As our political parties propose and debate changes to negative gearing, we have to wonder why they are bothering to do so. The current issue of affordability of housing is being toted at the reason for proposing changes to parliament, yet, the lag between any changes to negative gearing and their effect means that changes will do nothing, or almost nothing to change property prices in the current market.
Here is how negative gearing works. Investors buy properties whereby the income (rent) they receive from the property is less than the expenses (outgoings and mortgage fees), meaning that the property costs them money to keep, essentially running the investment at a loss. Buying property like this is a marginal investment, meaning that investors will hold property at a loss banking on a return at some point. While most Australians reject the risk involved other kinds of marginal investments, such as borrowing money to buy shares, property seems to be a risk that many people are prepared to swallow. Negative gearing is a spoonful of sugar designed to assist marginal investment in property by offering a tax deduction for losses incurred on the ownership of rental properties. Conversely, those with positively geared property (rental properties that make a positive return) pay tax on that profit.
Why would anyone have a property that they continue to lose money on (i.e. that is negatively geared)? It is because we, Australians, expect that the capital value of property will continue to increase and that the economy will continue to increase and that wages will continue to increase… but will they?
Without overtly saying it…there is some evidence that despite the massive growth in the property market in recent years, we might be looking at a stabilisation of pricing. Things like wages increasing at the slowest rate in history. The average Australian household debt at a record high level of around 187%. The restriction of foreign investment and 457 visas. The mid-year budget from Treasury predicted a shrinking housing sector and it will be very interesting to see what the May budget predicts for property.
Negative gearing isn’t really the issue – the marginal (or risky) investment in property is the issue. That is why any changes to negative gearing isn’t going to make a difference for a long time. It is unlikely (political suicide) that any changes to negative gearing will apply to those properties already owned and that are negatively geared.
Changes to negative gearing for the investment of new purchases will do little to insulate the risk that sits in Australia’s investment margin, indeed it is likely to discourage the investment in property at a time when a lot of people are concerned about the sustainability of demand moving forward…and that could affect property prices.
The general factors that impact property prices (above the individual features of a property) in a market are the number of properties available to purchase (supply), how many people are seeking to purchase (demand) and the resources available to those people (market price).

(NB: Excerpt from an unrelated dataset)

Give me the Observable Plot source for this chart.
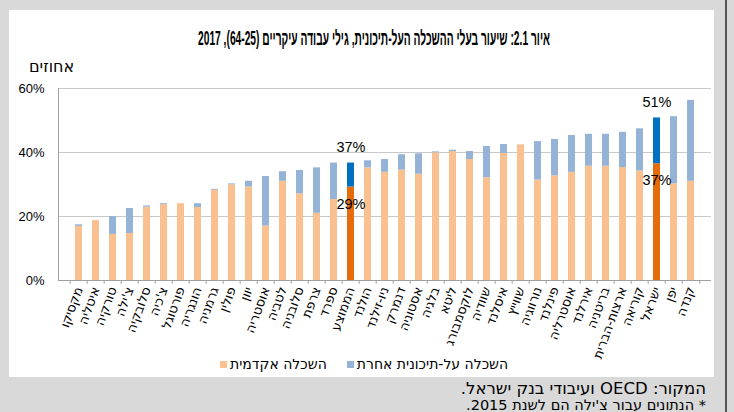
<!DOCTYPE html>
<html lang="he">
<head>
<meta charset="utf-8">
<script src="https://cdn.jsdelivr.net/npm/d3@7"></script>
<script src="https://cdn.jsdelivr.net/npm/@observablehq/plot@0.6"></script>
<style>
  body{margin:0;width:734px;height:412px;background:#d9d9d9;position:relative;overflow:hidden;font-family:"DejaVu Sans","Liberation Sans",sans-serif;color:#000;}
  #panel{position:absolute;left:9px;top:10px;width:705px;height:367px;background:#fff;}
  #rline{position:absolute;left:725px;top:0;width:2px;height:412px;background:#555;}
  #title{position:absolute;left:374px;top:26px;white-space:nowrap;font-weight:bold;font-size:20px;line-height:24px;direction:rtl;font-family:"Liberation Sans","DejaVu Sans",sans-serif;transform-origin:center center;}
  #ylab{position:absolute;left:29px;top:57px;font-size:16px;direction:rtl;white-space:nowrap;}
  #chart{position:absolute;left:0;top:55px;}
  #legend{position:absolute;left:220px;top:356px;display:flex;align-items:center;font-size:14px;white-space:nowrap;}
  .item{display:flex;align-items:center;margin-right:20px;}
  .sq{width:7px;height:7px;margin-right:3px;}
  .txt{direction:rtl;}
  #source{position:absolute;right:28px;top:379px;font-size:16.5px;direction:rtl;white-space:nowrap;}
  #note{position:absolute;right:28px;top:397px;font-size:14.5px;direction:rtl;white-space:nowrap;}
</style>
</head>
<body>
<div id="panel"></div>
<div id="rline"></div>
<div id="title">איור 2.1: שיעור בעלי ההשכלה העל-תיכונית, גילי עבודה עיקריים (64-25), 2017</div>
<div id="ylab">אחוזים</div>
<div id="chart"></div>
<div id="legend"></div>
<div id="source">המקור: OECD ועיבודי בנק ישראל.</div>
<div id="note">* הנתונים עבור צ'ילה הם לשנת 2015.</div>
<script>
const countries = ["מקסיקו","איטליה","טורקיה","צ'ילה","סלובקיה","צ'כיה","פורטוגל","הונגריה","גרמניה","פולין","יוון","אוסטריה","לטביה","סלובניה","צרפת","ספרד","הממוצע","הולנד","ניו-זילנד","דנמרק","אסטוניה","בלגיה","ליטא","לוקסמבורג","שוודיה","איסלנד","שווייץ","נורווגיה","פינלנד","אוסטרליה","אירלנד","בריטניה","ארצות-הברית","קוריאה","ישראל","יפן","קנדה"];
const academic = [16.9,18.7,14.4,14.7,22.9,23.7,24.0,22.8,28.2,29.9,29.2,17.0,31.0,27.1,21.0,25.3,29.2,35.2,33.8,34.5,33.2,39.9,40.3,37.8,32.1,39.7,42.4,31.4,32.7,33.8,35.7,35.7,35.3,34.2,36.5,30.2,31.0];
const otherTertiary = [0.5,0,5.6,7.8,0.4,0.3,0,1.2,0.3,0.3,1.8,15.5,3.0,7.3,14.2,11.4,7.5,2.2,4.0,4.8,6.4,0.3,0.4,2.5,9.8,2.8,0,12.0,11.4,11.5,10.0,10.0,11.0,13.2,14.3,21.0,25.3];
const highlighted = ["הממוצע","ישראל"];
const seriesNames = ["השכלה אקדמית","השכלה על-תיכונית אחרת"];
const yTicks = [0,20,40,60];
const lightColors = ["#FAC090","#95B3D7"];
const darkColors = ["#E46C0A","#0070C0"];

const rows = countries.flatMap((c,i)=>[
  {country:c, series:0, value:academic[i]},
  {country:c, series:1, value:otherTertiary[i]}
]);
const hl = countries.map((c,i)=>({country:c, total:academic[i]+otherTertiary[i], academic:academic[i]}))
  .filter(d=>highlighted.includes(d.country));

const W=734, H=320, ml=58, mr=23, mt=33, mb=95;
const step=(W-ml-mr)/countries.length;
const hebFont='"DejaVu Sans","Liberation Sans",sans-serif';
const numFont='"Liberation Sans","DejaVu Sans",sans-serif';

const chart = Plot.plot({
  width:W, height:H, marginLeft:ml, marginRight:mr, marginTop:mt, marginBottom:mb,
  style:{background:"transparent", fontFamily:numFont, fontSize:"13px", color:"#000"},
  x:{domain:countries, paddingInner:0.58, paddingOuter:0.29, label:null},
  y:{domain:[0,60], label:null},
  color:{type:"identity"},
  marks:[
    Plot.gridY(yTicks.slice(1), {stroke:"#c8c8c8", strokeOpacity:1}),
    Plot.barY(rows, {x:"country", y:"value", fill:d=>(highlighted.includes(d.country)?darkColors:lightColors)[d.series]}),
    Plot.ruleY([0], {stroke:"#a0a0a0"}),
    Plot.frame({anchor:"left", stroke:"#a0a0a0"}),
    Plot.ruleX(countries, {x:d=>d, y1:0, y2:-1.2, dx:-step/2, stroke:"#a0a0a0"}),
    Plot.ruleX(countries.slice(-1), {x:d=>d, y1:0, y2:-1.2, dx:step/2, stroke:"#a0a0a0"}),
    Plot.axisX({tickRotate:-70, tickSize:0, tickPadding:7, fontSize:13, fontFamily:hebFont, textAnchor:"end", label:null}),
    Plot.axisY({ticks:yTicks, tickFormat:d=>d+"%", tickSize:0, tickPadding:14, fontSize:13, label:null}),
    Plot.text(hl, {x:"country", y:"total", text:d=>Math.round(d.total)+"%", dy:-16, fontSize:14.5}),
    Plot.text(hl, {x:"country", y:"academic", text:d=>Math.round(d.academic)+"%", dy:17, fontSize:14.5})
  ]
});
document.getElementById("chart").appendChild(chart);

const legend = document.getElementById("legend");
seriesNames.forEach((name,i)=>{
  const item=document.createElement("div"); item.className="item";
  const sq=document.createElement("div"); sq.className="sq"; sq.style.background=lightColors[i];
  const t=document.createElement("span"); t.className="txt"; t.textContent=name;
  item.appendChild(sq); item.appendChild(t); legend.appendChild(item);
});

// condense title to the reference's width (approx. 352px), centred at x=374
const title=document.getElementById("title");
const tw=title.getBoundingClientRect().width;
title.style.transform=`translateX(-50%) scaleX(${352/tw})`;
</script>
</body>
</html>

For anyone thinking of selling, the lack of stock on the market is the biggest factor working in your favour. At least in the Eastern capitals, declining levels of stock have driven buyers to compete aggressively to secure property from the low levels of stock available. The continued low number of listings (specifically in houses over units or apartments) is maintaining high prices, despite the controls that are being exercised on demand including lending restrictions, foreign investment restrictions and the proposed changes to negative gearing. The ‘tipping’ point that people refer to in affordability refers to wage growth slowing, private debt increasing and the lack of certainty about the local market’s ability to continue to drive prices higher.